BEGIN Given material

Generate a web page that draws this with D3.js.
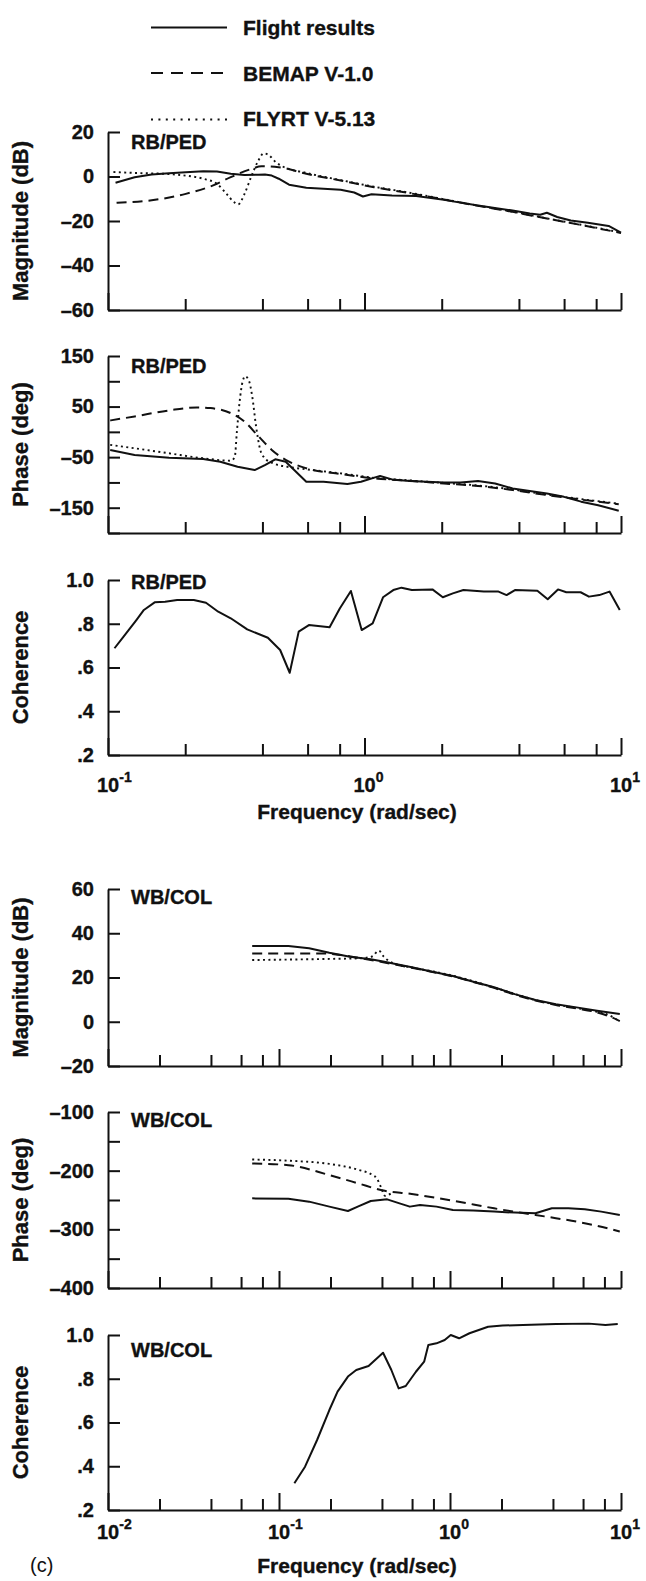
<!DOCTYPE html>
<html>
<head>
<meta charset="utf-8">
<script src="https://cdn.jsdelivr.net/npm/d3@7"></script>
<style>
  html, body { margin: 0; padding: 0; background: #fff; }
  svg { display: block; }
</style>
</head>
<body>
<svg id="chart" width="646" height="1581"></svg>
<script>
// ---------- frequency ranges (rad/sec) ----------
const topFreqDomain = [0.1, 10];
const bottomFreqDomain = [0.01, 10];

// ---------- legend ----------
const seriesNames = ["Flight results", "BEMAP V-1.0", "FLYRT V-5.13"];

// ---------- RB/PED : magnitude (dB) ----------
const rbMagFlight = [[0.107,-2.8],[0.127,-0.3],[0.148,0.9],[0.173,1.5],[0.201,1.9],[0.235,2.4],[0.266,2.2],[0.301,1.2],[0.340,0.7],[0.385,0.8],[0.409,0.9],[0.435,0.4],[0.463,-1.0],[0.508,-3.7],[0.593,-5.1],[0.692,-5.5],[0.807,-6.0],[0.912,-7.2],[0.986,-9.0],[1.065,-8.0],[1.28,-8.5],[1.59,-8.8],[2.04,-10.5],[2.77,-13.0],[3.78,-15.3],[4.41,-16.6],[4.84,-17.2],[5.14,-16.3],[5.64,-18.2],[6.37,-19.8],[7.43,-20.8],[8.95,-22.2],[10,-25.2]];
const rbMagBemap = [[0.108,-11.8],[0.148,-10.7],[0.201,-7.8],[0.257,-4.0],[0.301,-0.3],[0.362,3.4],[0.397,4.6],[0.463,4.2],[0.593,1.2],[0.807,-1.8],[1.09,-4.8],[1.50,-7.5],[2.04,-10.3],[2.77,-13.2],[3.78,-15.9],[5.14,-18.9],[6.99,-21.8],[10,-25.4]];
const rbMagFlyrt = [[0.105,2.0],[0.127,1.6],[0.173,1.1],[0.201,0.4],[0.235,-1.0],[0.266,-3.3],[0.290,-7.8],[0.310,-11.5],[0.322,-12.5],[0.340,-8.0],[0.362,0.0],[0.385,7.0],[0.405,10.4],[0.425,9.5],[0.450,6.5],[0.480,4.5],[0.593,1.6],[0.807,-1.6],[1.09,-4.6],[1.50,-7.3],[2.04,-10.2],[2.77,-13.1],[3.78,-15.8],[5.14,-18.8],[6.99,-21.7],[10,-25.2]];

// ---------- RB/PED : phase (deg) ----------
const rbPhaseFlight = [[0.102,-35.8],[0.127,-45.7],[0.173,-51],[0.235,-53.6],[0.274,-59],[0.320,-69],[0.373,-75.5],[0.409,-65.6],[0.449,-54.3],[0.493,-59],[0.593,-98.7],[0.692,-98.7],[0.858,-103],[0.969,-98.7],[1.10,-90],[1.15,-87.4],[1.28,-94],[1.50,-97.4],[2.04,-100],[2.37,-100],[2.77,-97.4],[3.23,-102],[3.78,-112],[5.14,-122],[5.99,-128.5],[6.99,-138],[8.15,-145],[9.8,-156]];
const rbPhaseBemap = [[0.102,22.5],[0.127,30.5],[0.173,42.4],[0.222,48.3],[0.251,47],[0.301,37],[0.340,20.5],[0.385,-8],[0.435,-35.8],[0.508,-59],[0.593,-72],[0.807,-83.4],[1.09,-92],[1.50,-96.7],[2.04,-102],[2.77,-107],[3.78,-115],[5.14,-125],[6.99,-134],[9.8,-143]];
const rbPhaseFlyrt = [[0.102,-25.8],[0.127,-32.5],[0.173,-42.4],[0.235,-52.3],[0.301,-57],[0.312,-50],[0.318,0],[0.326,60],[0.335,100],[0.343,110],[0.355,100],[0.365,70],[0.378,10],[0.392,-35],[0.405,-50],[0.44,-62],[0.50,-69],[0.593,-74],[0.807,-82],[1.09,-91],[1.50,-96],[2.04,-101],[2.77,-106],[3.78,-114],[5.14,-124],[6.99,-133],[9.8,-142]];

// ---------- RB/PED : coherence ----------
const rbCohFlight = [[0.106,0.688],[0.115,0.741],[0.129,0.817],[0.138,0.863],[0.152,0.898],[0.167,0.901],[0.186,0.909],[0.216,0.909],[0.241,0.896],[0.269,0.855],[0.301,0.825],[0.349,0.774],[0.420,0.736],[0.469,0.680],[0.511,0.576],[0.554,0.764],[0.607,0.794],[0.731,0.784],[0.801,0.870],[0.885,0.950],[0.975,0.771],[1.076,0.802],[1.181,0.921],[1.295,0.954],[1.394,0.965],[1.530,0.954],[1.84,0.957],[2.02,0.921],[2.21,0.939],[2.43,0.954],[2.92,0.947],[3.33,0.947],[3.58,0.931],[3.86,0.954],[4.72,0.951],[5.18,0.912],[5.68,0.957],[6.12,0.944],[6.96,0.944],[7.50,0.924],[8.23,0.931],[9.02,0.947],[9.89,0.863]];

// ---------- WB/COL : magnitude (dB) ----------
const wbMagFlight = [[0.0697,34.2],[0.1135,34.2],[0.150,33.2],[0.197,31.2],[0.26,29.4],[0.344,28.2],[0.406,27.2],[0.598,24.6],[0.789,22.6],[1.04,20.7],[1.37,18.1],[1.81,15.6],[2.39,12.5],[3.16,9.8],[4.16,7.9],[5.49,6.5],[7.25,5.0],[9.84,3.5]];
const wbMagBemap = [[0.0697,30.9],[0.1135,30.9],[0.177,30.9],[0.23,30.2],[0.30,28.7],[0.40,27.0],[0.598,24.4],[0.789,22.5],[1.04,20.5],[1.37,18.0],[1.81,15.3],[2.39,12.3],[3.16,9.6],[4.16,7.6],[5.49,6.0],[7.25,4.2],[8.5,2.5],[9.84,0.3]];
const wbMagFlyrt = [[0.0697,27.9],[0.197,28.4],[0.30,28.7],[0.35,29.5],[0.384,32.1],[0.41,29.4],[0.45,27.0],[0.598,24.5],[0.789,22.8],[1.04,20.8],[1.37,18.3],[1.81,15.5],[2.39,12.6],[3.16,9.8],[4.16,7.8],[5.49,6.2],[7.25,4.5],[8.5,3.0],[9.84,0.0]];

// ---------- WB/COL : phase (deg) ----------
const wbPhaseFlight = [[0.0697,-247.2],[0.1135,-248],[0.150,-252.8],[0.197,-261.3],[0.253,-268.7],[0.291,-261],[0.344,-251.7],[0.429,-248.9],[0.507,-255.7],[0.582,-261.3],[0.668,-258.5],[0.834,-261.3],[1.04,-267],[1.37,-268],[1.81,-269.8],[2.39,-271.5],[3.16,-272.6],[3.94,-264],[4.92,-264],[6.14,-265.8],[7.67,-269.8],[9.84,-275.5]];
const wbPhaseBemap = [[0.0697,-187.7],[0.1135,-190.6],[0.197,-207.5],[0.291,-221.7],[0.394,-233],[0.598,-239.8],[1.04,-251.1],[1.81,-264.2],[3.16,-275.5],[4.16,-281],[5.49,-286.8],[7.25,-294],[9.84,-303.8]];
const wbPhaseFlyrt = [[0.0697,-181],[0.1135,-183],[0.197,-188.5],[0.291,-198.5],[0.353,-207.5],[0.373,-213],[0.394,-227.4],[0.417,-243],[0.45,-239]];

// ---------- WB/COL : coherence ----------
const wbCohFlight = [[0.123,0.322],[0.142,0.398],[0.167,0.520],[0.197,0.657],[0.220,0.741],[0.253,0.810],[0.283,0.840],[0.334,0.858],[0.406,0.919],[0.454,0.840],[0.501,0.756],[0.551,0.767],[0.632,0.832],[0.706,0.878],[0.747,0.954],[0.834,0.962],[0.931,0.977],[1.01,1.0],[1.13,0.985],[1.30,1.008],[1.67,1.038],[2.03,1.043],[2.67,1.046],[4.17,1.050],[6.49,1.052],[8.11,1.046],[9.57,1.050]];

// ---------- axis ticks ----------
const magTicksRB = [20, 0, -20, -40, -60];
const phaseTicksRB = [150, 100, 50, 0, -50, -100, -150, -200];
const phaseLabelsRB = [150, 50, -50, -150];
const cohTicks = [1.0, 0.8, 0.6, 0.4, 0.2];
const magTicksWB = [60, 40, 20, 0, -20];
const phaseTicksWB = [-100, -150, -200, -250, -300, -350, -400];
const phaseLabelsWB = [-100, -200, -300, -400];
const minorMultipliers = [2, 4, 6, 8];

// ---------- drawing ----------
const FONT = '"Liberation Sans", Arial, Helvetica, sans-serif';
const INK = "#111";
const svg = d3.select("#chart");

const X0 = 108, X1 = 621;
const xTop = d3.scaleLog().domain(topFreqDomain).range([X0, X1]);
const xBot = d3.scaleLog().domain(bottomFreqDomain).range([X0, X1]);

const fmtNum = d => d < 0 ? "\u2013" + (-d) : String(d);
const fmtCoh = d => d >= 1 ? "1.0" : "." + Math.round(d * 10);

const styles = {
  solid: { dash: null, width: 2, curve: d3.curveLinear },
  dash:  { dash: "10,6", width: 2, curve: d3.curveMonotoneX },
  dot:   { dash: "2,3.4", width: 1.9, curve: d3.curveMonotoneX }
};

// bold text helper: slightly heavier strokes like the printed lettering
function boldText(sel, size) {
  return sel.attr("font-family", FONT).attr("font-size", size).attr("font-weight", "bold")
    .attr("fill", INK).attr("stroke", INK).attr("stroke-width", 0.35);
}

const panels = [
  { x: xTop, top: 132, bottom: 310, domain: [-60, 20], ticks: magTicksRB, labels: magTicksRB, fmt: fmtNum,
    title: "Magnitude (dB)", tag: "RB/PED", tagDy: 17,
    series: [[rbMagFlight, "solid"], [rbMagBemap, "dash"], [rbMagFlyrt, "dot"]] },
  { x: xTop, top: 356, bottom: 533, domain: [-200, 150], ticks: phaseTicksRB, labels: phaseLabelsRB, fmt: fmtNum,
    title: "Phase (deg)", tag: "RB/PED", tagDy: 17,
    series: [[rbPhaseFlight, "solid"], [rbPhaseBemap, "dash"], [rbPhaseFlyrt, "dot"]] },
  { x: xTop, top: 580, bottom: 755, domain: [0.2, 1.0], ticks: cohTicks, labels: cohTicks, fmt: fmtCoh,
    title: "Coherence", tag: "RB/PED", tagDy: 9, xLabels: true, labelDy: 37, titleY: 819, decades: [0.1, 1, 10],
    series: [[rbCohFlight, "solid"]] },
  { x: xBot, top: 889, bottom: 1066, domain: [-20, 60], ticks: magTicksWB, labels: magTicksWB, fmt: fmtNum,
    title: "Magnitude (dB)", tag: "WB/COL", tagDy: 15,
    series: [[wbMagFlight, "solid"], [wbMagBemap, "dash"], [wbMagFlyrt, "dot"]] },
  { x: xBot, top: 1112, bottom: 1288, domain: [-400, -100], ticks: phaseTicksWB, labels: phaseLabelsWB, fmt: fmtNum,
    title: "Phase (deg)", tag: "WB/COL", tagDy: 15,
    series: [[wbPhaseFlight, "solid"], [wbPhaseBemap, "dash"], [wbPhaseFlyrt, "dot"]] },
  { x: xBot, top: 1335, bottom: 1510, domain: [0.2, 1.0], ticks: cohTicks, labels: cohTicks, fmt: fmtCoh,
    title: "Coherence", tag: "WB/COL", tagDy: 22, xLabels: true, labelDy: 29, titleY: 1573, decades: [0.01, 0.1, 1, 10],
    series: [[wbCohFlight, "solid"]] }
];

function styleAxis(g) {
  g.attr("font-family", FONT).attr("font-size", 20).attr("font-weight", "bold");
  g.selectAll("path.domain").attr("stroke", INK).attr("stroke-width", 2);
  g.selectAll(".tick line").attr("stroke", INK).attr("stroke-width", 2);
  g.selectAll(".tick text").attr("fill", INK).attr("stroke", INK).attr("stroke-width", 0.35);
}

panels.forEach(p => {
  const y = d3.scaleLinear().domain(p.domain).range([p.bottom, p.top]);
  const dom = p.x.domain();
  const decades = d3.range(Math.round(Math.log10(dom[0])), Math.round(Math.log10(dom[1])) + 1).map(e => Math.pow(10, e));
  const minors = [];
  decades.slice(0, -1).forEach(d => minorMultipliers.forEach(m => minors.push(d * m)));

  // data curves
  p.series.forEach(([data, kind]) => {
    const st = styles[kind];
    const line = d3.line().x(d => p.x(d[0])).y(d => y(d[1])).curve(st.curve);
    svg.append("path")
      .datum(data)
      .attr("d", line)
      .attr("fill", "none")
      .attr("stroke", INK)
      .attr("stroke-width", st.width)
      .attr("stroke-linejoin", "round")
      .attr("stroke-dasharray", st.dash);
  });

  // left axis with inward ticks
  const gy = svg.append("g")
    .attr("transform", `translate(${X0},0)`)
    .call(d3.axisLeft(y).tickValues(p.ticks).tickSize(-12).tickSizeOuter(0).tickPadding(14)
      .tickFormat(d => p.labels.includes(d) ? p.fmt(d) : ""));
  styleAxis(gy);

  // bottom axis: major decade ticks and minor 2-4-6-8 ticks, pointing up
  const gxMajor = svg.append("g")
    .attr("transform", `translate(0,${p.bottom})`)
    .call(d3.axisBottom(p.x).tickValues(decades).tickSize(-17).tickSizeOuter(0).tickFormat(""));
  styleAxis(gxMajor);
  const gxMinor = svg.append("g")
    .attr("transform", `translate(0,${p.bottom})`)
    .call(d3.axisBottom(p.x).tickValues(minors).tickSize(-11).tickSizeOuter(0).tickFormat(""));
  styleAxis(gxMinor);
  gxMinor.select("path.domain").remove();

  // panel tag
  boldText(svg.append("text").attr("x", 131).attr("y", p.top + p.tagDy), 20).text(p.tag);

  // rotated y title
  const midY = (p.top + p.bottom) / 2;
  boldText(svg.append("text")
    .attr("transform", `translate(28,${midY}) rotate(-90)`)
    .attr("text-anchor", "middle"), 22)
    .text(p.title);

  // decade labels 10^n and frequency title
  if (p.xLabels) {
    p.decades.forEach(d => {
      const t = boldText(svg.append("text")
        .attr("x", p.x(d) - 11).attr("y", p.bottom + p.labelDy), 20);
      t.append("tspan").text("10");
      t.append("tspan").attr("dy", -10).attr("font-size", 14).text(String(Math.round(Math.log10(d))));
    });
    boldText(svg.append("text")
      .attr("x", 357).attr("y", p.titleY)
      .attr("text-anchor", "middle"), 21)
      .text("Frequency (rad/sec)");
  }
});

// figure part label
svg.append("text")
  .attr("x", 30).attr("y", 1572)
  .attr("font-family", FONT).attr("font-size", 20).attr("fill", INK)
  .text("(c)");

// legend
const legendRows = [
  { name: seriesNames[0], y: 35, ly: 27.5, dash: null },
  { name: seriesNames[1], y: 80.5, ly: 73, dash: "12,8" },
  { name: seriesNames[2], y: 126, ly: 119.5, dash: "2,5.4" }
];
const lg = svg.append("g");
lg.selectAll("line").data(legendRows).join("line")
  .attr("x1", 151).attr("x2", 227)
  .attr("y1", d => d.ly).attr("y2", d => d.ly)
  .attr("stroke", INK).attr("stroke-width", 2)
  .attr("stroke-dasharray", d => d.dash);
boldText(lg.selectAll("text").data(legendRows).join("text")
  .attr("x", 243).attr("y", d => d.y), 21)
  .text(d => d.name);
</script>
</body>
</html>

END Given material

**Exercise instructions**
Copy out every line from the material above in which the word "with" appears.

**Reply**
Generate a web page that draws this with D3.js.
  // left axis with inward ticks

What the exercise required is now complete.